The President in his response, stressed the importance of the functions of GECOM as he called on the foreign missions to allow his government to resolve the issues regarding the electoral process. PNCR General Secretary and Minister of Social Protection, Amna Ally said she endorsed the position taken by the President regarding GECOM’s independence. “We can’t fight with GECOM,” she said, noting that when the body is ready to host the elections, the president would have to abide with commission’s state of readiness. ”We can’t tell GECOM about the timelines, they know what they are doing,” she said.
On Thursday afternoon, Leader of the Opposition, Bharrat Jagdeo said he was “surprised” by Justice Singh’s pronouncement. During his tirade, he spoke highly of Justice Singh but criticised her decision regarding the February 2020 timeline. As he attacked the GECOM official, he said her pronouncement contradicts an earlier declaration which he noted was given by Singh regarding the holding of elections before year end. Only the President is in a position to announce a date for elections.
Regarding Tuesday’s statutory meeting of the commission, Jagdeo said “at the last moment” the commissioners were asked by the chair to submit proposals regarding elections timelines. He said nothing about Opposition Commissioner Sase Gunraj’s inability to provide a timeline to the commission as agreed to when the commissioners met on Tuesday.
Jagdeo also launched a personal attack on staffers of the GECOM Secretariat, whom he accused of sabotaging the electoral process. He also launched an attack on the personal gains of the Chief Elections Officer, Keith Lowenfield and other staffer of the body. According to Jagdeo, the government wants to hold elections after Mashramani 2020 and he assumed that the administration wants to spend monies on activities during the Republic festivities to sway the electorate.

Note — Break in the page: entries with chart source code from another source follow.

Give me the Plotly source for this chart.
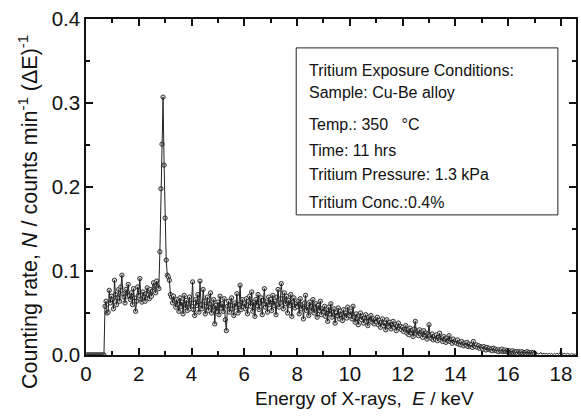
import plotly.graph_objects as go

# Channel calibration (keV per channel) of the spectrum
CHANNEL_WIDTH = 0.04

counts_0 = [0.0] * 17  # 0.04 - 0.68 keV
counts_0b = [0.058, 0.064, 0.050, 0.051, 0.077, 0.062, 0.070]  # 0.72 - 0.96
counts_1 = [0.066, 0.055, 0.089, 0.072, 0.060, 0.068, 0.078, 0.064, 0.081, 0.095, 0.073, 0.069, 0.062,
            0.078, 0.070, 0.084, 0.071, 0.066, 0.074, 0.060, 0.079, 0.068, 0.052, 0.064, 0.081]
counts_2 = [0.071, 0.091, 0.066, 0.063, 0.075, 0.069, 0.064, 0.073, 0.080, 0.072, 0.067, 0.078, 0.070,
            0.076, 0.086, 0.082, 0.074, 0.088, 0.081, 0.079, 0.123, 0.198, 0.251, 0.307, 0.226]
counts_3 = [0.163, 0.113, 0.095, 0.093, 0.089, 0.072, 0.069, 0.062, 0.070, 0.064, 0.057, 0.066, 0.060,
            0.052, 0.068, 0.058, 0.063, 0.049, 0.071, 0.056, 0.065, 0.053, 0.061, 0.069, 0.055]
counts_4 = [0.062, 0.087, 0.054, 0.047, 0.066, 0.059, 0.072, 0.051, 0.088, 0.060, 0.055, 0.078, 0.064,
            0.049, 0.058, 0.069, 0.053, 0.061, 0.074, 0.050, 0.057, 0.066, 0.037, 0.059, 0.052]
counts_5 = [0.063, 0.048, 0.070, 0.056, 0.061, 0.052, 0.067, 0.042, 0.029, 0.058, 0.064, 0.051, 0.059,
            0.068, 0.055, 0.047, 0.062, 0.057, 0.073, 0.050, 0.060, 0.083, 0.054, 0.066, 0.058]
counts_6 = [0.061, 0.055, 0.067, 0.049, 0.064, 0.070, 0.058, 0.075, 0.052, 0.063, 0.046, 0.066, 0.059,
            0.072, 0.054, 0.062, 0.068, 0.048, 0.065, 0.079, 0.057, 0.063, 0.051, 0.069, 0.060]
counts_7 = [0.066, 0.053, 0.071, 0.059, 0.064, 0.048, 0.069, 0.078, 0.057, 0.062, 0.085, 0.067, 0.055,
            0.074, 0.061, 0.070, 0.050, 0.065, 0.059, 0.072, 0.046, 0.063, 0.068, 0.056, 0.061]
counts_8 = [0.058, 0.064, 0.049, 0.067, 0.055, 0.060, 0.043, 0.062, 0.071, 0.053, 0.057, 0.047, 0.063,
            0.058, 0.052, 0.066, 0.050, 0.056, 0.061, 0.045, 0.059, 0.053, 0.064, 0.048, 0.055]
counts_9 = [0.052, 0.058, 0.046, 0.054, 0.040, 0.057, 0.049, 0.061, 0.045, 0.051, 0.055, 0.038, 0.050,
            0.047, 0.056, 0.043, 0.052, 0.048, 0.041, 0.054, 0.046, 0.050, 0.044, 0.057, 0.048]
counts_10 = [0.047, 0.052, 0.043, 0.058, 0.045, 0.039, 0.049, 0.044, 0.036, 0.047, 0.050, 0.042, 0.046,
             0.038, 0.044, 0.048, 0.040, 0.035, 0.045, 0.041, 0.047, 0.039, 0.043, 0.037, 0.042]
counts_11 = [0.040, 0.045, 0.036, 0.041, 0.033, 0.039, 0.043, 0.035, 0.038, 0.030, 0.042, 0.036, 0.034,
             0.039, 0.031, 0.037, 0.040, 0.033, 0.036, 0.029, 0.035, 0.038, 0.032, 0.034, 0.030]
counts_12 = [0.033, 0.028, 0.031, 0.035, 0.026, 0.030, 0.024, 0.032, 0.027, 0.029, 0.022, 0.031, 0.040,
             0.026, 0.028, 0.023, 0.030, 0.025, 0.027, 0.021, 0.029, 0.024, 0.026, 0.019, 0.025]
counts_13 = [0.036, 0.023, 0.020, 0.025, 0.018, 0.022, 0.019, 0.024, 0.017, 0.021, 0.026, 0.018, 0.020,
             0.016, 0.022, 0.019, 0.015, 0.020, 0.017, 0.023, 0.016, 0.018, 0.014, 0.019, 0.016]
counts_14 = [0.017, 0.014, 0.018, 0.013, 0.015, 0.012, 0.016, 0.013, 0.011, 0.014, 0.012, 0.015, 0.010,
             0.013, 0.011, 0.012, 0.009, 0.016, 0.011, 0.010, 0.012, 0.009, 0.011, 0.008, 0.010]
counts_15 = [0.009, 0.007, 0.010, 0.008, 0.006, 0.009, 0.007, 0.008, 0.006, 0.007, 0.005, 0.008, 0.006,
             0.007, 0.005, 0.006, 0.004, 0.006, 0.005, 0.007, 0.004, 0.005, 0.006, 0.004, 0.005]
counts_16 = [0.004, 0.005, 0.003, 0.004, 0.005, 0.003, 0.004, 0.003, 0.004, 0.002, 0.004, 0.003, 0.003,
             0.004, 0.002, 0.003, 0.003, 0.002, 0.004, 0.002, 0.003, 0.002, 0.003, 0.002, 0.003]
counts_17 = [0.002, 0.001, 0.002, 0.002, 0.001, 0.002, 0.003, 0.001, 0.002, 0.002, 0.001, 0.002, 0.001,
             0.002, 0.002, 0.001, 0.002, 0.001, 0.001, 0.002, 0.001, 0.002, 0.001, 0.001, 0.002]
counts_18 = [0.008, 0.001, 0.001, 0.002, 0.001, 0.001, 0.002, 0.001, 0.001, 0.001, 0.002, 0.001, 0.001,
             0.001, 0.001]

counts = (counts_0 + counts_0b + counts_1 + counts_2 + counts_3 + counts_4 + counts_5 + counts_6 +
          counts_7 + counts_8 + counts_9 + counts_10 + counts_11 + counts_12 + counts_13 + counts_14 +
          counts_15 + counts_16 + counts_17 + counts_18)
energy = [round(CHANNEL_WIDTH * (i + 1), 2) for i in range(len(counts))]

MARKER_MAX_E = 17.0
e_mark = [e for e in energy if e <= MARKER_MAX_E]
c_mark = [c for e, c in zip(energy, counts) if e <= MARKER_MAX_E]

x_title = "Energy of X-rays,  <i>E</i> / keV"
y_title = "Counting rate, <i>N</i> / counts min<sup>-1</sup> (ΔE)<sup>-1</sup>"

box_lines = ["Tritium Exposure Conditions:", "Sample: Cu-Be alloy", "Temp.: 350 &nbsp; °C",
             "Time: 11 hrs", "Tritium Pressure: 1.3 kPa", "Tritium Conc.:0.4%"]
box_y = [0.848, 0.780, 0.685, 0.610, 0.536, 0.455]

FONT = "Liberation Sans, Arial, sans-serif"

fig = go.Figure()
fig.add_trace(go.Scatter(x=e_mark, y=c_mark, mode="markers",
                         marker=dict(symbol="circle", size=4.3, color="#d8d8d8",
                                     line=dict(color="#333333", width=1)),
                         showlegend=False, hoverinfo="skip"))
fig.add_trace(go.Scatter(x=energy, y=counts, mode="lines",
                         line=dict(color="#222222", width=1),
                         showlegend=False))

axis_common = dict(showline=True, linecolor="#111111", linewidth=1.5, mirror="ticks",
                   ticks="inside", tickcolor="#111111", tickwidth=1.5, ticklen=7,
                   showgrid=False, zeroline=False,
                   tickfont=dict(family=FONT, size=20.5, color="#111111"))

fig.update_xaxes(range=[0, 18.57], dtick=2, tick0=0,
                 minor=dict(dtick=1, ticks="inside", ticklen=4, tickcolor="#111111", tickwidth=1.5),
                 **axis_common)
fig.update_yaxes(range=[0, 0.4], dtick=0.1, tick0=0, tickformat=".1f",
                 minor=dict(dtick=0.05, ticks="inside", ticklen=4, tickcolor="#111111", tickwidth=1.5),
                 **axis_common)

fig.add_annotation(text=x_title, xref="paper", yref="paper", x=0.569, y=-0.128,
                   xanchor="center", yanchor="middle", showarrow=False,
                   font=dict(family=FONT, size=19, color="#111111"))
fig.add_annotation(text=y_title, xref="paper", yref="paper", x=-0.118, y=0.426,
                   xanchor="center", yanchor="middle", showarrow=False, textangle=-90,
                   font=dict(family=FONT, size=21.5, color="#111111"))

fig.add_shape(type="rect", xref="paper", yref="paper", x0=0.429, x1=0.963, y0=0.417, y1=0.914,
              line=dict(color="#222222", width=1), fillcolor="white", layer="below")
for txt, yy in zip(box_lines, box_y):
    fig.add_annotation(text=txt, xref="paper", yref="paper", x=0.451, y=yy,
                       xanchor="left", yanchor="middle", showarrow=False,
                       font=dict(family=FONT, size=16, color="#111111"))

fig.update_layout(width=581, height=417, margin=dict(l=86, r=3, t=19, b=62),
                  paper_bgcolor="white", plot_bgcolor="white",
                  font=dict(family=FONT, color="#111111"))

fig.write_html("out.html")
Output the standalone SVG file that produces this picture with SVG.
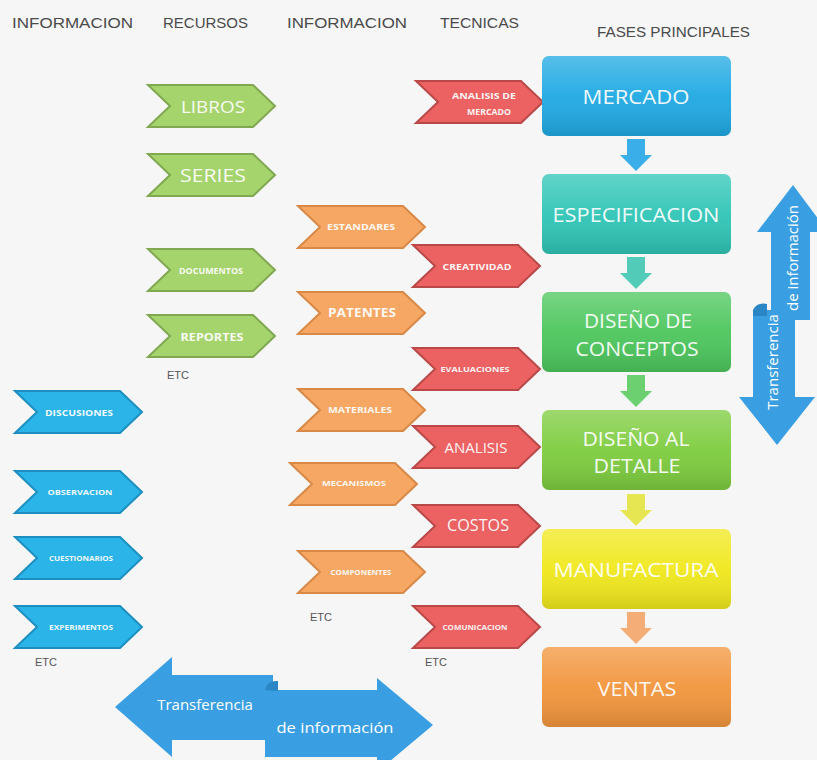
<svg xmlns="http://www.w3.org/2000/svg" xmlns:xlink="http://www.w3.org/1999/xlink" width="817" height="760" viewBox="0 0 817 760">
<style>
.hdr{font-family:"Liberation Sans",Arial,sans-serif;font-size:15px;fill:#4a4a4a;}
.ct{font-family:"Open Sans","Liberation Sans",sans-serif;fill:#fff;font-weight:bold;text-anchor:middle;dominant-baseline:central;opacity:0.92}
.ct.n{font-weight:normal}
.pt{font-family:"Open Sans","Liberation Sans",sans-serif;fill:#fff;text-anchor:middle;dominant-baseline:central;font-size:20px;opacity:0.92}
.etc{font-family:"Liberation Sans",Arial,sans-serif;font-size:11px;fill:#555;}
.g{fill:#a5d36c;stroke:#7fa851;stroke-width:2}
.o{fill:#f6a764;stroke:#d98845;stroke-width:2}
.r{fill:#ec6262;stroke:#b94848;stroke-width:2}
.b{fill:#2ab4e8;stroke:#1c8fc0;stroke-width:2}
.arr{fill:#3a9fe2}
.at{font-family:"Open Sans","Liberation Sans",sans-serif;fill:#fff;font-size:15px;text-anchor:middle;dominant-baseline:central}
</style>
<defs>
<path id="chev" d="M0,0 H105 L127,21 L105,42 H0 L22,21 Z"/>
<linearGradient id="gloss" x1="0" y1="0" x2="0" y2="1">
<stop offset="0" stop-color="#fff" stop-opacity="0.25"/>
<stop offset="0.5" stop-color="#fff" stop-opacity="0.05"/>
<stop offset="1" stop-color="#000" stop-opacity="0.12"/>
</linearGradient>
<path id="down" d="M-9,0 H9 V16 H16 L0,32 L-16,16 H-9 Z"/>
</defs>
<rect width="817" height="760" fill="#f6f6f7"/>

<g id="headers">
<text class="hdr" x="12" y="28" textLength="121" lengthAdjust="spacingAndGlyphs">INFORMACION</text>
<text class="hdr" x="163" y="28" textLength="85" lengthAdjust="spacingAndGlyphs">RECURSOS</text>
<text class="hdr" x="287" y="28" textLength="120" lengthAdjust="spacingAndGlyphs">INFORMACION</text>
<text class="hdr" x="440" y="28" textLength="79" lengthAdjust="spacingAndGlyphs">TECNICAS</text>
<text class="hdr" x="597" y="37" textLength="153" lengthAdjust="spacingAndGlyphs">FASES PRINCIPALES</text>
</g>

<g id="connectors">
<use xlink:href="#down" x="636" y="139" fill="#3aaee8"/>
<use xlink:href="#down" x="636" y="257" fill="#52cbb8"/>
<use xlink:href="#down" x="636" y="375" fill="#6ccf70"/>
<use xlink:href="#down" x="636" y="494" fill="#e6e552"/>
<use xlink:href="#down" x="636" y="612" fill="#f5ad78"/>
</g>

<g id="recursos">
<g id="libros"><use xlink:href="#chev" x="148" y="85" class="g"/><text class="ct n" x="213" y="106" font-size="17" textLength="64" lengthAdjust="spacingAndGlyphs">LIBROS</text></g>
<g id="series"><use xlink:href="#chev" x="148" y="154" class="g"/><text class="ct n" x="213" y="175" font-size="18" textLength="66" lengthAdjust="spacingAndGlyphs">SERIES</text></g>
<g id="documentos"><use xlink:href="#chev" x="148" y="249" class="g"/><text class="ct" x="211" y="270" font-size="8" textLength="64" lengthAdjust="spacingAndGlyphs">DOCUMENTOS</text></g>
<g id="reportes"><use xlink:href="#chev" x="148" y="315" class="g"/><text class="ct" x="212" y="336" font-size="11" textLength="63" lengthAdjust="spacingAndGlyphs">REPORTES</text></g>
<text class="etc" x="167" y="379">ETC</text>
</g>

<g id="informacion2">
<g id="estandares"><use xlink:href="#chev" x="298" y="206" class="o"/><text class="ct" x="361" y="226" font-size="8" textLength="68" lengthAdjust="spacingAndGlyphs">ESTANDARES</text></g>
<g id="patentes"><use xlink:href="#chev" x="298" y="292" class="o"/><text class="ct" x="362" y="312" font-size="13" textLength="68" lengthAdjust="spacingAndGlyphs">PATENTES</text></g>
<g id="materiales"><use xlink:href="#chev" x="298" y="389" class="o"/><text class="ct" x="360" y="409" font-size="9" textLength="64" lengthAdjust="spacingAndGlyphs">MATERIALES</text></g>
<g id="mecanismos"><use xlink:href="#chev" x="290" y="463" class="o"/><text class="ct" x="354" y="483" font-size="7" textLength="64" lengthAdjust="spacingAndGlyphs">MECANISMOS</text></g>
<g id="componentes"><use xlink:href="#chev" x="298" y="551" class="o"/><text class="ct" x="361" y="572" font-size="7" textLength="61" lengthAdjust="spacingAndGlyphs">COMPONENTES</text></g>
<text class="etc" x="310" y="621">ETC</text>
</g>

<g id="tecnicas">
<g id="analisis-mercado"><use xlink:href="#chev" x="416" y="81" class="r"/><text class="ct" x="484" y="95" font-size="8" textLength="64" lengthAdjust="spacingAndGlyphs">ANALISIS DE</text><text class="ct" x="489" y="111" font-size="8" textLength="44" lengthAdjust="spacingAndGlyphs">MERCADO</text></g>
<g id="creatividad"><use xlink:href="#chev" x="413" y="245" class="r"/><text class="ct" x="477" y="266" font-size="9" textLength="69" lengthAdjust="spacingAndGlyphs">CREATIVIDAD</text></g>
<g id="evaluaciones"><use xlink:href="#chev" x="413" y="348" class="r"/><text class="ct" x="475" y="369" font-size="7" textLength="69" lengthAdjust="spacingAndGlyphs">EVALUACIONES</text></g>
<g id="analisis"><use xlink:href="#chev" x="413" y="426" class="r"/><text class="ct n" x="476" y="447" font-size="15" textLength="63" lengthAdjust="spacingAndGlyphs">ANALISIS</text></g>
<g id="costos"><use xlink:href="#chev" x="413" y="505" class="r"/><text class="ct n" x="478" y="525" font-size="16" textLength="62" lengthAdjust="spacingAndGlyphs">COSTOS</text></g>
<g id="comunicacion"><use xlink:href="#chev" x="413" y="606" class="r"/><text class="ct" x="475" y="627" font-size="7" textLength="65" lengthAdjust="spacingAndGlyphs">COMUNICACION</text></g>
<text class="etc" x="425" y="666">ETC</text>
</g>

<g id="informacion1">
<g id="discusiones"><use xlink:href="#chev" x="15" y="391" class="b"/><text class="ct" x="79" y="412" font-size="8" textLength="68" lengthAdjust="spacingAndGlyphs">DISCUSIONES</text></g>
<g id="observacion"><use xlink:href="#chev" x="15" y="471" class="b"/><text class="ct" x="80" y="492" font-size="7" textLength="65" lengthAdjust="spacingAndGlyphs">OBSERVACION</text></g>
<g id="cuestionarios"><use xlink:href="#chev" x="15" y="537" class="b"/><text class="ct" x="81" y="558" font-size="7" textLength="64" lengthAdjust="spacingAndGlyphs">CUESTIONARIOS</text></g>
<g id="experimentos"><use xlink:href="#chev" x="15" y="606" class="b"/><text class="ct" x="81" y="627" font-size="7" textLength="64" lengthAdjust="spacingAndGlyphs">EXPERIMENTOS</text></g>
<text class="etc" x="35" y="666">ETC</text>
</g>

<g id="fases">
<g id="mercado"><rect x="542" y="56" width="189" height="80" rx="7" fill="#1fa9e3"/><rect x="542" y="56" width="189" height="80" rx="7" fill="url(#gloss)"/><text class="pt" x="636" y="96" textLength="107" lengthAdjust="spacingAndGlyphs">MERCADO</text></g>
<g id="especificacion"><rect x="542" y="174" width="189" height="80" rx="7" fill="#2fc5b6"/><rect x="542" y="174" width="189" height="80" rx="7" fill="url(#gloss)"/><text class="pt" x="636" y="214" textLength="167" lengthAdjust="spacingAndGlyphs">ESPECIFICACION</text></g>
<g id="diseno-conceptos"><rect x="542" y="292" width="189" height="80" rx="7" fill="#4cc65c"/><rect x="542" y="292" width="189" height="80" rx="7" fill="url(#gloss)"/><text class="pt" x="638" y="320" textLength="108" lengthAdjust="spacingAndGlyphs">DISEÑO DE</text><text class="pt" x="637" y="348" textLength="123" lengthAdjust="spacingAndGlyphs">CONCEPTOS</text></g>
<g id="diseno-detalle"><rect x="542" y="410" width="189" height="80" rx="7" fill="#7dcc3e"/><rect x="542" y="410" width="189" height="80" rx="7" fill="url(#gloss)"/><text class="pt" x="636" y="438" textLength="107" lengthAdjust="spacingAndGlyphs">DISEÑO AL</text><text class="pt" x="637" y="465" textLength="87" lengthAdjust="spacingAndGlyphs">DETALLE</text></g>
<g id="manufactura"><rect x="542" y="529" width="189" height="80" rx="7" fill="#f0e81c"/><rect x="542" y="529" width="189" height="80" rx="7" fill="url(#gloss)"/><text class="pt" x="636" y="569" textLength="165" lengthAdjust="spacingAndGlyphs">MANUFACTURA</text></g>
<g id="ventas"><rect x="542" y="647" width="189" height="80" rx="7" fill="#f2953c"/><rect x="542" y="647" width="189" height="80" rx="7" fill="url(#gloss)"/><text class="pt" x="637" y="688" textLength="79" lengthAdjust="spacingAndGlyphs">VENTAS</text></g>
</g>

<g id="transferencia-vertical">
<polygon class="arr" points="771,320 771,232 757,232 793,185 828,232 810,232 810,320"/>
<polygon class="arr" points="753,310 795,310 795,397 815,397 777,445 739,397 753,397"/>
<path d="M753,310 q4,-8 14,-6 v12 h-14 z" fill="#2a86c4"/>
<text class="at" font-size="12" transform="translate(792,258) rotate(-90)">de información</text>
<text class="at" font-size="12" transform="translate(772,362) rotate(-90)">Transferencia</text>
</g>

<g id="transferencia-horizontal">
<polygon class="arr" points="115,707 172,657 172,675 273,675 273,740 172,740 172,757"/>
<polygon class="arr" points="265,690 377,690 377,678 433,725 377,772 377,757 265,757"/>
<path d="M265,690 q2,-10 13,-9 v10 z" fill="#2a86c4"/>
<text class="at" x="205" y="704">Transferencia</text>
<text class="at" x="335" y="727" textLength="117" lengthAdjust="spacingAndGlyphs">de información</text>
</g>
</svg>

Meanwhile, in a statement issued late on Thursday, the Georgetown Chamber of Commerce and Industry (GCCI) called on the President to proclaim a date, not later than the earliest date suggested by the GECOM Chair, for the holding of General Elections. The GCCI said the populace deserves transparency and accountability from institutions at all levels of government and the body called on the country’s leaders to maintain democracy by acting in accordance with the supreme law of Guyana.
During the Tuesday, September 17 Statutory Meeting of the commission, it was agreed that Commissioners Corbin and Sase Gunraj would submit separate schedules based on the proposals made during the meeting, but, on Wednesday, the Opposition-nominated Commissioners backpedalled on their position, and declined to justify their November timeline for elections.
“All they contended is that elections should be held by November and they were not prepared to discuss anything else,” Commissioner Vincent Alexander said on Wednesday following the meeting.
“The presentation is in the form of Microsoft project, so you see the critical path and you see the non-critical path; and in fact, it is not out of the top of the head that you arrive at a date because when you plug in the timelines in that programme, the programme generates a date,” Commissioner Alexander explained as he alluded to the proposal made by Commissioner Charles Corbin.
He said in that proposal, the encoding of data garnered from the just concluded House-to-House Registration has been taken off the critical path, thereby allowing for the Secretariat to proceed with the production of the preliminary list, and the conduct of Claims and Objections even as the encoding continues. “So the information encoded would then become a comparator later in the process but will not be holding up the process,” he posited. Approximately 200,000 of the more than 370,000 names have been encoded.
It was disclosed, too, that in that proposal, the Claims and Objections period was set for 21 plus seven days. “This is what in fact was proposed by the secretariat as well,” Commissioner Alexander added. When it comes to the delivery of the ballot papers, he noted that to fast track this by merely two days would cost the Commission an additional US$250,000 or some GUY$52,165,000. The GECOM Secretariat has been actively training polling day staff countrywide. Thus far, training of polling day staff has been completed in several regions. In South Georgetown at 20 locations, 1,185 participants have been trained; on the East Coast of Demerara (ECD) at 20 locations 1,201 were trained; on the East Bank of Demerara (EBD) and in Region Five at 21 locations, 1,596 were trained; in Region Six at 25 locations 1,940 were trained and at 25 locations between Regions One, Two and 10, 2,030 were trained.
The commission must now conduct training in the hinterland and in other parts of Georgetown with all training expected to be completed by October.